# Listing:

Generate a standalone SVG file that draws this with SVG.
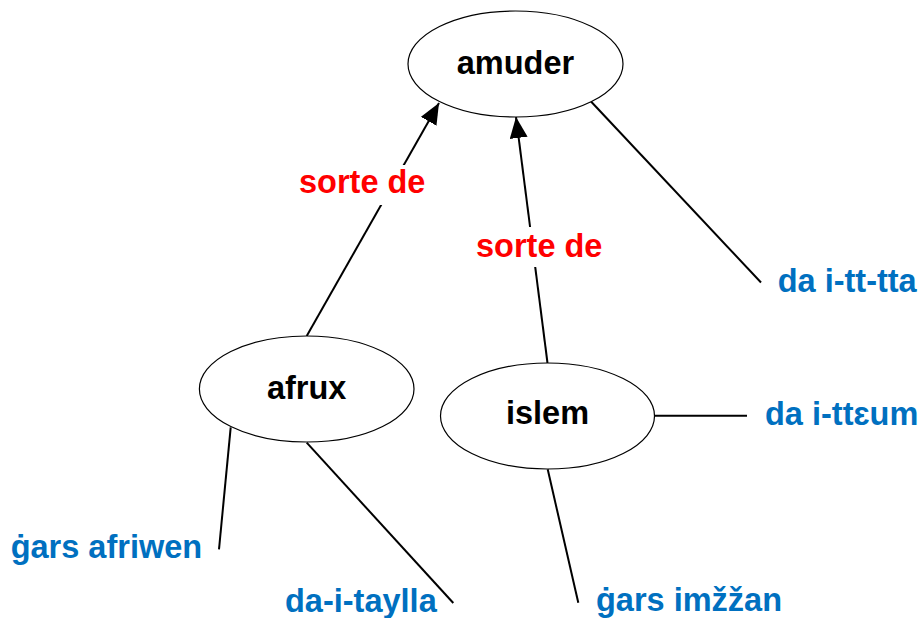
...
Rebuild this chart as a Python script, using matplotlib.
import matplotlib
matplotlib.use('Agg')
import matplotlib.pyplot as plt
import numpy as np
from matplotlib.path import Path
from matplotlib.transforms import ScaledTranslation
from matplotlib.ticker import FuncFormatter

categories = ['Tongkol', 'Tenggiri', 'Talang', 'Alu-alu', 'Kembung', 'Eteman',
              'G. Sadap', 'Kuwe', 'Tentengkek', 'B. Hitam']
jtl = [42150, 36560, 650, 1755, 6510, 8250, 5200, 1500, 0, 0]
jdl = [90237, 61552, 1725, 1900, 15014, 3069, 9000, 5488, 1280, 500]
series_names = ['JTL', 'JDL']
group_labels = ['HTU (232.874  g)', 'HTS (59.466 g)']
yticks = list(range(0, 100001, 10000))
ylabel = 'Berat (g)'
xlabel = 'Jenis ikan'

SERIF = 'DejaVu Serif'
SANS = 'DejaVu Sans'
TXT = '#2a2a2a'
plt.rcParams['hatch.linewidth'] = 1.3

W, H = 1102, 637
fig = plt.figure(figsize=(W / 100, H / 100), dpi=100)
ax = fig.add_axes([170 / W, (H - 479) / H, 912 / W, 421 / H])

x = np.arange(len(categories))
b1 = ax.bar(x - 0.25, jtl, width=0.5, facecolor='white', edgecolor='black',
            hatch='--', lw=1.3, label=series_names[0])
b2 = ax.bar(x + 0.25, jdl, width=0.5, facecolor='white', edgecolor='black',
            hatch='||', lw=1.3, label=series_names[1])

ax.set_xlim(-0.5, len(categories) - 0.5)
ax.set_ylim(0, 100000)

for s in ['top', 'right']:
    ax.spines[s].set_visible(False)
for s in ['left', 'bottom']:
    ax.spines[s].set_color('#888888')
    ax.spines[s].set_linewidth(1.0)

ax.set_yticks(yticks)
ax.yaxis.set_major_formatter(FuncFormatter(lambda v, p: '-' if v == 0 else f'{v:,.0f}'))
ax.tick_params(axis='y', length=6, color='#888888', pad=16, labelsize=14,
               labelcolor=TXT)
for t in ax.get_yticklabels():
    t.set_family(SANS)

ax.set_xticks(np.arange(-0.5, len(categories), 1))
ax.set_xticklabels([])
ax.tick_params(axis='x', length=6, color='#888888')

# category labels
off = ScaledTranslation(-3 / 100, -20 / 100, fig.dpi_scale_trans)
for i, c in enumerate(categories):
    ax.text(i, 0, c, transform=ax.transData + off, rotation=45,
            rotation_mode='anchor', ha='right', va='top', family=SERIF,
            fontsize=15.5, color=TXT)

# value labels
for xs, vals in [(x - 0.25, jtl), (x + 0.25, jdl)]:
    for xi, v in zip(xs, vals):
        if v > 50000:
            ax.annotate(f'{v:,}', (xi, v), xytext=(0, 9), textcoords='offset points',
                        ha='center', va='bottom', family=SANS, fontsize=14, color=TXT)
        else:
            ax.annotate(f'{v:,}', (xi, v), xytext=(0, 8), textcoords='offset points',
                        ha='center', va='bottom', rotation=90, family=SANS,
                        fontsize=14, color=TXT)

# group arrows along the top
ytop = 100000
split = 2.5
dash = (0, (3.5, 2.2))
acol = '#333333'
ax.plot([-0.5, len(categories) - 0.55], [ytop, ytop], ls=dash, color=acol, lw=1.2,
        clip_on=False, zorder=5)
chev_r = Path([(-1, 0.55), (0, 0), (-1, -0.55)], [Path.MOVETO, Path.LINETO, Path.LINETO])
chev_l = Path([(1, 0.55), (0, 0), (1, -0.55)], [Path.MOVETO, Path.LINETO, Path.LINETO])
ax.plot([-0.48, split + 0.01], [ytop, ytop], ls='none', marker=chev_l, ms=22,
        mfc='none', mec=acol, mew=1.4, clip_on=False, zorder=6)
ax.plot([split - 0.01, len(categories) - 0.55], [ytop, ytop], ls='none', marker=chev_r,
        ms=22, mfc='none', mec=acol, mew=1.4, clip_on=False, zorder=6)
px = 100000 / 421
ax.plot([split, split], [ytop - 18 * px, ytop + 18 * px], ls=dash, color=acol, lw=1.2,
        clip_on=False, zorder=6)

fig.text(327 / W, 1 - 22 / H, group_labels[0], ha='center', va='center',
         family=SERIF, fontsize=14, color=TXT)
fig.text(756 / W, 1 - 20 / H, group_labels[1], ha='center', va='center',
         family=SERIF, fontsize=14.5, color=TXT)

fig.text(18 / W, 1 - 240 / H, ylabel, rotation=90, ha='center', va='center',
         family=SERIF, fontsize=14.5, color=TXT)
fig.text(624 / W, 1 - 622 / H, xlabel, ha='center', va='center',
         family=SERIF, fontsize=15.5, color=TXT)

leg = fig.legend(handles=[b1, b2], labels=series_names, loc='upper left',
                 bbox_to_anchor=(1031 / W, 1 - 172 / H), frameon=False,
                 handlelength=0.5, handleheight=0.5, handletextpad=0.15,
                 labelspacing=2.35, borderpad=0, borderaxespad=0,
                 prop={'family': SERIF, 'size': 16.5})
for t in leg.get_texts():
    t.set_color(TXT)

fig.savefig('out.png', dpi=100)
---
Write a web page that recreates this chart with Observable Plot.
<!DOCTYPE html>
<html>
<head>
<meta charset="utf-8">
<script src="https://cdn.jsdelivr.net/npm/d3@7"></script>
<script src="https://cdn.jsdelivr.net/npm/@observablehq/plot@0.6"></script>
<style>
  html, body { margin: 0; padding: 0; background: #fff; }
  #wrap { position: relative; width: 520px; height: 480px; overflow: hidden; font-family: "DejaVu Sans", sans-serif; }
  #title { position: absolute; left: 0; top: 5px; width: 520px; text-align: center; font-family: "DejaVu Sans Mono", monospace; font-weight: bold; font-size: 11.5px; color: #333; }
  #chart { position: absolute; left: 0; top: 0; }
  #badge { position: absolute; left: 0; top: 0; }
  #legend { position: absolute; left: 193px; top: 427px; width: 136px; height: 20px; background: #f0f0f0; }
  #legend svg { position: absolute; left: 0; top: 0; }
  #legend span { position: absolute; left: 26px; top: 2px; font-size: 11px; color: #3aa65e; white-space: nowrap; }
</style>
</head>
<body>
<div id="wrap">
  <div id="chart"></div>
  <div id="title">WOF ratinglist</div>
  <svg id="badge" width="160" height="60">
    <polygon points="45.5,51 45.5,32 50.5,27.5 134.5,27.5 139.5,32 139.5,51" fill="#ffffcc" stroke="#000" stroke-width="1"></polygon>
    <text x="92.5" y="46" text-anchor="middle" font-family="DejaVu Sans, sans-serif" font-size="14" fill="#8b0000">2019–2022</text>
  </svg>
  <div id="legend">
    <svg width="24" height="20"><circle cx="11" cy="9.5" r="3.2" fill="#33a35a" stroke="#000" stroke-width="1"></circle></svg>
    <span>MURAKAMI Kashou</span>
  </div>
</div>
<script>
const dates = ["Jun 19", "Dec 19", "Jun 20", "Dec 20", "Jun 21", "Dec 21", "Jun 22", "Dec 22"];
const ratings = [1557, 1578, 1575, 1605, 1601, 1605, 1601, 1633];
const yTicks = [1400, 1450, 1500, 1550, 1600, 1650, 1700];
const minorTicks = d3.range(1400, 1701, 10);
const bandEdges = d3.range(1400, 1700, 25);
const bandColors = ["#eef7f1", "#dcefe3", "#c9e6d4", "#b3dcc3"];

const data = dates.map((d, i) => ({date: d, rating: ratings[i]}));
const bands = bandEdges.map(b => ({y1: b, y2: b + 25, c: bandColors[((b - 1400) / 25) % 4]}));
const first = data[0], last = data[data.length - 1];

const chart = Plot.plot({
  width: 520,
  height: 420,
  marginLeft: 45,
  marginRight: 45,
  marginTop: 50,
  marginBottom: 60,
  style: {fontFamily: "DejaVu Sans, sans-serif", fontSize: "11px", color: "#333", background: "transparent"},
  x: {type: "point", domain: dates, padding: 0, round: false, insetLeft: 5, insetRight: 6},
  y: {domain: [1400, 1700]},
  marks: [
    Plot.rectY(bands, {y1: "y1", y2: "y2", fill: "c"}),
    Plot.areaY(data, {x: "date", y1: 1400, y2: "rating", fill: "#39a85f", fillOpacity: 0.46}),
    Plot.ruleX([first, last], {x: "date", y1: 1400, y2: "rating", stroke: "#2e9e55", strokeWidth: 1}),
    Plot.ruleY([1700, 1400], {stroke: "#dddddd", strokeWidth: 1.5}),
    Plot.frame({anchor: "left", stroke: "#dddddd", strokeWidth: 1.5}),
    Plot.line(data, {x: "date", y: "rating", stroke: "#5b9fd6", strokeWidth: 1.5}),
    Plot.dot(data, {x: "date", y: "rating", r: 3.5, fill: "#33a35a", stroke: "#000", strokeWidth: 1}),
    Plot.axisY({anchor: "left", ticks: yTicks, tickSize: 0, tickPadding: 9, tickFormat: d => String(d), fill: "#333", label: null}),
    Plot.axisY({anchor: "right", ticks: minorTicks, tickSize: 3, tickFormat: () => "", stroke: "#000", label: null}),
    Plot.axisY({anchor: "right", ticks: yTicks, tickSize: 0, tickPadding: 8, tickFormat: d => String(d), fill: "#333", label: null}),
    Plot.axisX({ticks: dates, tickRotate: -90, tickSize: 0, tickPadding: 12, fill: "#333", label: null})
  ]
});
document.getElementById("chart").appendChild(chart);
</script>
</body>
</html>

# What to do:
Give again, word for word, only the lines running from the line with "Rebuild this chart" through the line with "t.set_family(SANS)"; include both of those lines.

# Complete response:
Rebuild this chart as a Python script, using matplotlib.
import matplotlib
matplotlib.use('Agg')
import matplotlib.pyplot as plt
import numpy as np
from matplotlib.path import Path
from matplotlib.transforms import ScaledTranslation
from matplotlib.ticker import FuncFormatter

categories = ['Tongkol', 'Tenggiri', 'Talang', 'Alu-alu', 'Kembung', 'Eteman',
              'G. Sadap', 'Kuwe', 'Tentengkek', 'B. Hitam']
jtl = [42150, 36560, 650, 1755, 6510, 8250, 5200, 1500, 0, 0]
jdl = [90237, 61552, 1725, 1900, 15014, 3069, 9000, 5488, 1280, 500]
series_names = ['JTL', 'JDL']
group_labels = ['HTU (232.874  g)', 'HTS (59.466 g)']
yticks = list(range(0, 100001, 10000))
ylabel = 'Berat (g)'
xlabel = 'Jenis ikan'

SERIF = 'DejaVu Serif'
SANS = 'DejaVu Sans'
TXT = '#2a2a2a'
plt.rcParams['hatch.linewidth'] = 1.3

W, H = 1102, 637
fig = plt.figure(figsize=(W / 100, H / 100), dpi=100)
ax = fig.add_axes([170 / W, (H - 479) / H, 912 / W, 421 / H])

x = np.arange(len(categories))
b1 = ax.bar(x - 0.25, jtl, width=0.5, facecolor='white', edgecolor='black',
            hatch='--', lw=1.3, label=series_names[0])
b2 = ax.bar(x + 0.25, jdl, width=0.5, facecolor='white', edgecolor='black',
            hatch='||', lw=1.3, label=series_names[1])

ax.set_xlim(-0.5, len(categories) - 0.5)
ax.set_ylim(0, 100000)

for s in ['top', 'right']:
    ax.spines[s].set_visible(False)
for s in ['left', 'bottom']:
    ax.spines[s].set_color('#888888')
    ax.spines[s].set_linewidth(1.0)

ax.set_yticks(yticks)
ax.yaxis.set_major_formatter(FuncFormatter(lambda v, p: '-' if v == 0 else f'{v:,.0f}'))
ax.tick_params(axis='y', length=6, color='#888888', pad=16, labelsize=14,
               labelcolor=TXT)
for t in ax.get_yticklabels():
    t.set_family(SANS)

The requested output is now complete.